Would you share your experience receiving scholarship support and room and board? What did it mean to you? 

When choosing a conservatory, Colburn was the easiest decision. I experienced a financially unstable upbringing, and I still don’t own my own instrument. I’ve been fortunate to have generous donors to help me through my career and loan me instruments to help me advance to get to where I am today. Before Colburn, we didn’t know how we were going to afford the flights, hotels, competitions, and food to eat; winning competitions was never enough. When we found out that Colburn was tuition-free with room and board, it was the perfect situation. I loved the School, I loved working with my teacher right off the bat, and it’s such a wonderful facility. Colburn became my home for all those years; it became a safe place where I would not have to worry about anything. I could really focus on my studies, making music, and working on my career.  

Would you please share your experience speaking or performing for the Ziering-Conlon Initiative for Recovered Voices? 

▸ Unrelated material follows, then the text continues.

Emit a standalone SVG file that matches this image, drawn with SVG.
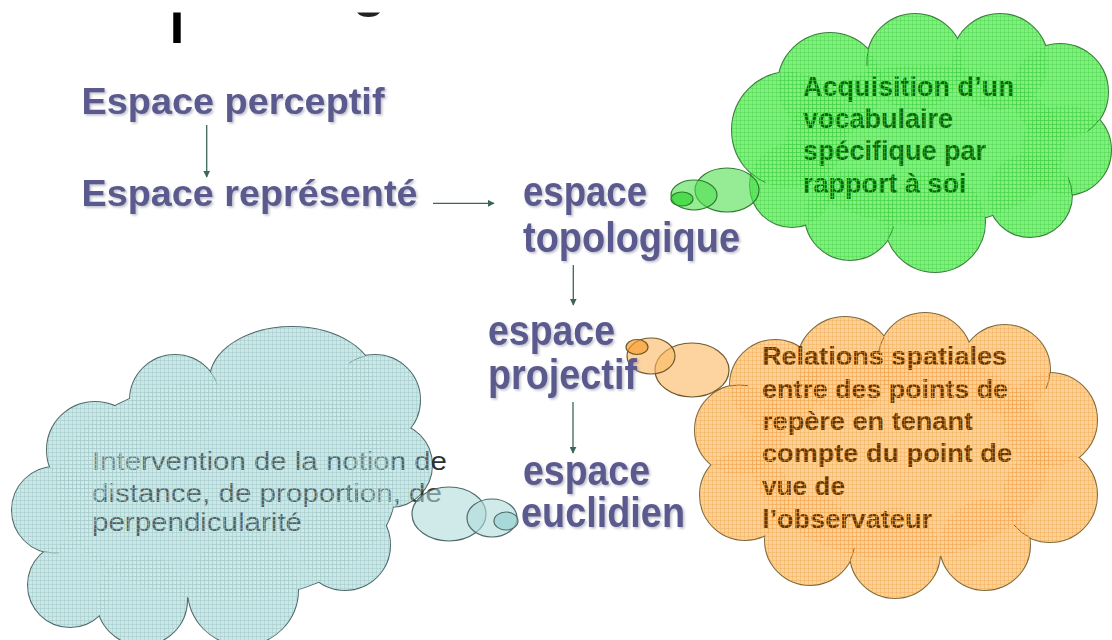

Yes, absolutely. I love the Recovered Voices Project—it is one of the coolest things that I’ve ever been a part of. The music is stunning, the kind where you can’t believe this music got lost throughout history. Anytime we’ve performed one of the Schulhoff String Quartets for an audience, they loved it. I always do a Recovered Voices project when I am able! I’m especially excited for the release of Shapeshifter—a new album showcasing Erwin Schulhoff, and its release event. I love playing this music, and I’ve already started to think about how I can program that music in my own performances. This music has been so inspiring, and I have been searching for opportunities to include this music in my upcoming performances because it would be great to play this music with as many people as I can. 

Colburn extends our warmest congratulations to Gallia for winning the Frances Rosen Violin Prize this year. We invite our Colburn community to join us in celebrating her as she continues her artistic career.